_Given instruction_
Could you transcribe the material below exactly, without leaving out a single line?

_Source material_
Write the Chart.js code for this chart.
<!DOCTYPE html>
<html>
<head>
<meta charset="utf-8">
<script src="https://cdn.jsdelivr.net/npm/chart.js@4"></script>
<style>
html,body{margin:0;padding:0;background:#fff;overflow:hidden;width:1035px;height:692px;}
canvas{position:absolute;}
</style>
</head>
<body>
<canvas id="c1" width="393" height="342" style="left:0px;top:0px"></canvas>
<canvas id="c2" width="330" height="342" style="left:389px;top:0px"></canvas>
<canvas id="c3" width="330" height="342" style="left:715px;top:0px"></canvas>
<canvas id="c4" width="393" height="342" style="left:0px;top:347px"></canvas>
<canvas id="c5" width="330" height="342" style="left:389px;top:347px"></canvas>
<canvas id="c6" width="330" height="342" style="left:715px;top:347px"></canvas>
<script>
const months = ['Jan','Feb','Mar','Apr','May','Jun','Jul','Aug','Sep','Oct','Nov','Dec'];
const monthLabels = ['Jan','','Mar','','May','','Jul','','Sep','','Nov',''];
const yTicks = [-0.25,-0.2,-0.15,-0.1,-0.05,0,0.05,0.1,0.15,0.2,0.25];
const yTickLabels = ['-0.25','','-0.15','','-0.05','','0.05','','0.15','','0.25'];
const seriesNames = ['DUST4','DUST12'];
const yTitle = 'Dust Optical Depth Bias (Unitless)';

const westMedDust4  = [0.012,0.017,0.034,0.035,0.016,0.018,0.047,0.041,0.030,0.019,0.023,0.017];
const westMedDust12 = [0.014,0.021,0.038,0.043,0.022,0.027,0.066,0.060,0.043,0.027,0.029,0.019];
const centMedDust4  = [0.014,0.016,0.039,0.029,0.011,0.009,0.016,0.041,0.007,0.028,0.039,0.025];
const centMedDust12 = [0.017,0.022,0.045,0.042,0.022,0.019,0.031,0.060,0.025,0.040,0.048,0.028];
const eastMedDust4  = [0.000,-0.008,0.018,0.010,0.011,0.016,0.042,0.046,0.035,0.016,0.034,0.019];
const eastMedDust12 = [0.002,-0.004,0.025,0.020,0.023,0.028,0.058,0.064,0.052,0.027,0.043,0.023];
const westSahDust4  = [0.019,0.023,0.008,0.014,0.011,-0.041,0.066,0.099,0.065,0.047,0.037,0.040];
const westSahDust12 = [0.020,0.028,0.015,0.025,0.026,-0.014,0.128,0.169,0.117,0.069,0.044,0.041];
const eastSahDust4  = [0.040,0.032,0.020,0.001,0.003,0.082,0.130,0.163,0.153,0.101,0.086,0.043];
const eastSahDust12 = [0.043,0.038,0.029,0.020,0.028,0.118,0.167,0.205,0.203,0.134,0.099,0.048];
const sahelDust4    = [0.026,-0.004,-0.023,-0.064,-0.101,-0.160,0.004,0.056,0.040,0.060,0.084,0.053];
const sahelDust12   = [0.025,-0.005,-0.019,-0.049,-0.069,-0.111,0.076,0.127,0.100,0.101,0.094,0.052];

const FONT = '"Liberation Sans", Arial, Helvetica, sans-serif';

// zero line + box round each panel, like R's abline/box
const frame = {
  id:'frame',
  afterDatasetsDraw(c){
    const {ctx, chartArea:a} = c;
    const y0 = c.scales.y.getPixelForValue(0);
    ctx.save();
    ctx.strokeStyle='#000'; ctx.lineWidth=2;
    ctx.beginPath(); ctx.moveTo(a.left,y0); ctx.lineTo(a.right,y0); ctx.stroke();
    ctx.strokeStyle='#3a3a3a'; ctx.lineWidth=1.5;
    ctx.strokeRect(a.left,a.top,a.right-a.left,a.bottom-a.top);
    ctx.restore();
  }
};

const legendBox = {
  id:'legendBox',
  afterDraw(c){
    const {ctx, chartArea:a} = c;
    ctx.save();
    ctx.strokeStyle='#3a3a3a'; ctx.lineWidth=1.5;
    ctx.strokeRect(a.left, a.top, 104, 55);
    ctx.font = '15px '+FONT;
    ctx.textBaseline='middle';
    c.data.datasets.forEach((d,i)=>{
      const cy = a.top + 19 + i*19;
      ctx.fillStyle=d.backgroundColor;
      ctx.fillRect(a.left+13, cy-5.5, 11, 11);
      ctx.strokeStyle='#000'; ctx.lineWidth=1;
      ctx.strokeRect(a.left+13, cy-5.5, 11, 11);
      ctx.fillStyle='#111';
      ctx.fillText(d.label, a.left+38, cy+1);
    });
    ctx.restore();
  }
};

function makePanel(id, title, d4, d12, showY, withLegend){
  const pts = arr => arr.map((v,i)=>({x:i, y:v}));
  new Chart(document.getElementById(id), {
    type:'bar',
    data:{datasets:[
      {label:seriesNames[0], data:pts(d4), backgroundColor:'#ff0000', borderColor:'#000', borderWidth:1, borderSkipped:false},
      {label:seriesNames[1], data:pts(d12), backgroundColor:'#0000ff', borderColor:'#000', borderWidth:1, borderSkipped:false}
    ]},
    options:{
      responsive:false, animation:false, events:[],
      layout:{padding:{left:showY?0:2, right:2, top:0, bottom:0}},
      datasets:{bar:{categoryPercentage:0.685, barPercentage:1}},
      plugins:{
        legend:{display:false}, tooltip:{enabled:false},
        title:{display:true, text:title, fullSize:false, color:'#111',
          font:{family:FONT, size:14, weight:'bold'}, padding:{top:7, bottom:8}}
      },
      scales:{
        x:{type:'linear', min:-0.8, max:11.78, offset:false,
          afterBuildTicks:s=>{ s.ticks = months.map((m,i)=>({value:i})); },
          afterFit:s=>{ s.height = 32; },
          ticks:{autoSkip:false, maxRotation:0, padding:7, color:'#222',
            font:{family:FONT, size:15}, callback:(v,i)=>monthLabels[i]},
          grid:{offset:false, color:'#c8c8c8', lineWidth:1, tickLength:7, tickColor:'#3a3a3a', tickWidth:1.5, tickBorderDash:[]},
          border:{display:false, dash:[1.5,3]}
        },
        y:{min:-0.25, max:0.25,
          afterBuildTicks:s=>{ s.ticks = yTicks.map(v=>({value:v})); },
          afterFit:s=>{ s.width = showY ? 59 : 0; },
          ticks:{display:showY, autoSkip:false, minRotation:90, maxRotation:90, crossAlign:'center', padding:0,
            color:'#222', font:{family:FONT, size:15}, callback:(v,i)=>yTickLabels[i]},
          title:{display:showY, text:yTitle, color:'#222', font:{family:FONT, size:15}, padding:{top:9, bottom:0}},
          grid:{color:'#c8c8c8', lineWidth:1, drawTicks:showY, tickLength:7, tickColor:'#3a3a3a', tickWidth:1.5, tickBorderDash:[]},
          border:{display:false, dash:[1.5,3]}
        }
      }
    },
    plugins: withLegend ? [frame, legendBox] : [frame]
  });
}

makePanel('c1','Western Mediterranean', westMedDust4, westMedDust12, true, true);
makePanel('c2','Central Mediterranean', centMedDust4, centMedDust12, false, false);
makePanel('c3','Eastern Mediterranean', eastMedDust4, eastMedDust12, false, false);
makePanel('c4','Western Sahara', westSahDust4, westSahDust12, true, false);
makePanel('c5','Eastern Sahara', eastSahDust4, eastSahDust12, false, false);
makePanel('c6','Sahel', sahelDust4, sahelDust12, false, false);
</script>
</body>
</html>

_Task answer_
Write the Chart.js code for this chart.
<!DOCTYPE html>
<html>
<head>
<meta charset="utf-8">
<script src="https://cdn.jsdelivr.net/npm/chart.js@4"></script>
<style>
html,body{margin:0;padding:0;background:#fff;overflow:hidden;width:1035px;height:692px;}
canvas{position:absolute;}
</style>
</head>
<body>
<canvas id="c1" width="393" height="342" style="left:0px;top:0px"></canvas>
<canvas id="c2" width="330" height="342" style="left:389px;top:0px"></canvas>
<canvas id="c3" width="330" height="342" style="left:715px;top:0px"></canvas>
<canvas id="c4" width="393" height="342" style="left:0px;top:347px"></canvas>
<canvas id="c5" width="330" height="342" style="left:389px;top:347px"></canvas>
<canvas id="c6" width="330" height="342" style="left:715px;top:347px"></canvas>
<script>
const months = ['Jan','Feb','Mar','Apr','May','Jun','Jul','Aug','Sep','Oct','Nov','Dec'];
const monthLabels = ['Jan','','Mar','','May','','Jul','','Sep','','Nov',''];
const yTicks = [-0.25,-0.2,-0.15,-0.1,-0.05,0,0.05,0.1,0.15,0.2,0.25];
const yTickLabels = ['-0.25','','-0.15','','-0.05','','0.05','','0.15','','0.25'];
const seriesNames = ['DUST4','DUST12'];
const yTitle = 'Dust Optical Depth Bias (Unitless)';

const westMedDust4  = [0.012,0.017,0.034,0.035,0.016,0.018,0.047,0.041,0.030,0.019,0.023,0.017];
const westMedDust12 = [0.014,0.021,0.038,0.043,0.022,0.027,0.066,0.060,0.043,0.027,0.029,0.019];
const centMedDust4  = [0.014,0.016,0.039,0.029,0.011,0.009,0.016,0.041,0.007,0.028,0.039,0.025];
const centMedDust12 = [0.017,0.022,0.045,0.042,0.022,0.019,0.031,0.060,0.025,0.040,0.048,0.028];
const eastMedDust4  = [0.000,-0.008,0.018,0.010,0.011,0.016,0.042,0.046,0.035,0.016,0.034,0.019];
const eastMedDust12 = [0.002,-0.004,0.025,0.020,0.023,0.028,0.058,0.064,0.052,0.027,0.043,0.023];
const westSahDust4  = [0.019,0.023,0.008,0.014,0.011,-0.041,0.066,0.099,0.065,0.047,0.037,0.040];
const westSahDust12 = [0.020,0.028,0.015,0.025,0.026,-0.014,0.128,0.169,0.117,0.069,0.044,0.041];
const eastSahDust4  = [0.040,0.032,0.020,0.001,0.003,0.082,0.130,0.163,0.153,0.101,0.086,0.043];
const eastSahDust12 = [0.043,0.038,0.029,0.020,0.028,0.118,0.167,0.205,0.203,0.134,0.099,0.048];
const sahelDust4    = [0.026,-0.004,-0.023,-0.064,-0.101,-0.160,0.004,0.056,0.040,0.060,0.084,0.053];
const sahelDust12   = [0.025,-0.005,-0.019,-0.049,-0.069,-0.111,0.076,0.127,0.100,0.101,0.094,0.052];

const FONT = '"Liberation Sans", Arial, Helvetica, sans-serif';

// zero line + box round each panel, like R's abline/box
const frame = {
  id:'frame',
  afterDatasetsDraw(c){
    const {ctx, chartArea:a} = c;
    const y0 = c.scales.y.getPixelForValue(0);
    ctx.save();
    ctx.strokeStyle='#000'; ctx.lineWidth=2;
    ctx.beginPath(); ctx.moveTo(a.left,y0); ctx.lineTo(a.right,y0); ctx.stroke();
    ctx.strokeStyle='#3a3a3a'; ctx.lineWidth=1.5;
    ctx.strokeRect(a.left,a.top,a.right-a.left,a.bottom-a.top);
    ctx.restore();
  }
};

const legendBox = {
  id:'legendBox',
  afterDraw(c){
    const {ctx, chartArea:a} = c;
    ctx.save();
    ctx.strokeStyle='#3a3a3a'; ctx.lineWidth=1.5;
    ctx.strokeRect(a.left, a.top, 104, 55);
    ctx.font = '15px '+FONT;
    ctx.textBaseline='middle';
    c.data.datasets.forEach((d,i)=>{
      const cy = a.top + 19 + i*19;
      ctx.fillStyle=d.backgroundColor;
      ctx.fillRect(a.left+13, cy-5.5, 11, 11);
      ctx.strokeStyle='#000'; ctx.lineWidth=1;
      ctx.strokeRect(a.left+13, cy-5.5, 11, 11);
      ctx.fillStyle='#111';
      ctx.fillText(d.label, a.left+38, cy+1);
    });
    ctx.restore();
  }
};

function makePanel(id, title, d4, d12, showY, withLegend){
  const pts = arr => arr.map((v,i)=>({x:i, y:v}));
  new Chart(document.getElementById(id), {
    type:'bar',
    data:{datasets:[
      {label:seriesNames[0], data:pts(d4), backgroundColor:'#ff0000', borderColor:'#000', borderWidth:1, borderSkipped:false},
      {label:seriesNames[1], data:pts(d12), backgroundColor:'#0000ff', borderColor:'#000', borderWidth:1, borderSkipped:false}
    ]},
    options:{
      responsive:false, animation:false, events:[],
      layout:{padding:{left:showY?0:2, right:2, top:0, bottom:0}},
      datasets:{bar:{categoryPercentage:0.685, barPercentage:1}},
      plugins:{
        legend:{display:false}, tooltip:{enabled:false},
        title:{display:true, text:title, fullSize:false, color:'#111',
          font:{family:FONT, size:14, weight:'bold'}, padding:{top:7, bottom:8}}
      },
      scales:{
        x:{type:'linear', min:-0.8, max:11.78, offset:false,
          afterBuildTicks:s=>{ s.ticks = months.map((m,i)=>({value:i})); },
          afterFit:s=>{ s.height = 32; },
          ticks:{autoSkip:false, maxRotation:0, padding:7, color:'#222',
            font:{family:FONT, size:15}, callback:(v,i)=>monthLabels[i]},
          grid:{offset:false, color:'#c8c8c8', lineWidth:1, tickLength:7, tickColor:'#3a3a3a', tickWidth:1.5, tickBorderDash:[]},
          border:{display:false, dash:[1.5,3]}
        },
        y:{min:-0.25, max:0.25,
          afterBuildTicks:s=>{ s.ticks = yTicks.map(v=>({value:v})); },
          afterFit:s=>{ s.width = showY ? 59 : 0; },
          ticks:{display:showY, autoSkip:false, minRotation:90, maxRotation:90, crossAlign:'center', padding:0,
            color:'#222', font:{family:FONT, size:15}, callback:(v,i)=>yTickLabels[i]},
          title:{display:showY, text:yTitle, color:'#222', font:{family:FONT, size:15}, padding:{top:9, bottom:0}},
          grid:{color:'#c8c8c8', lineWidth:1, drawTicks:showY, tickLength:7, tickColor:'#3a3a3a', tickWidth:1.5, tickBorderDash:[]},
          border:{display:false, dash:[1.5,3]}
        }
      }
    },
    plugins: withLegend ? [frame, legendBox] : [frame]
  });
}

makePanel('c1','Western Mediterranean', westMedDust4, westMedDust12, true, true);
makePanel('c2','Central Mediterranean', centMedDust4, centMedDust12, false, false);
makePanel('c3','Eastern Mediterranean', eastMedDust4, eastMedDust12, false, false);
makePanel('c4','Western Sahara', westSahDust4, westSahDust12, true, false);
makePanel('c5','Eastern Sahara', eastSahDust4, eastSahDust12, false, false);
makePanel('c6','Sahel', sahelDust4, sahelDust12, false, false);
</script>
</body>
</html>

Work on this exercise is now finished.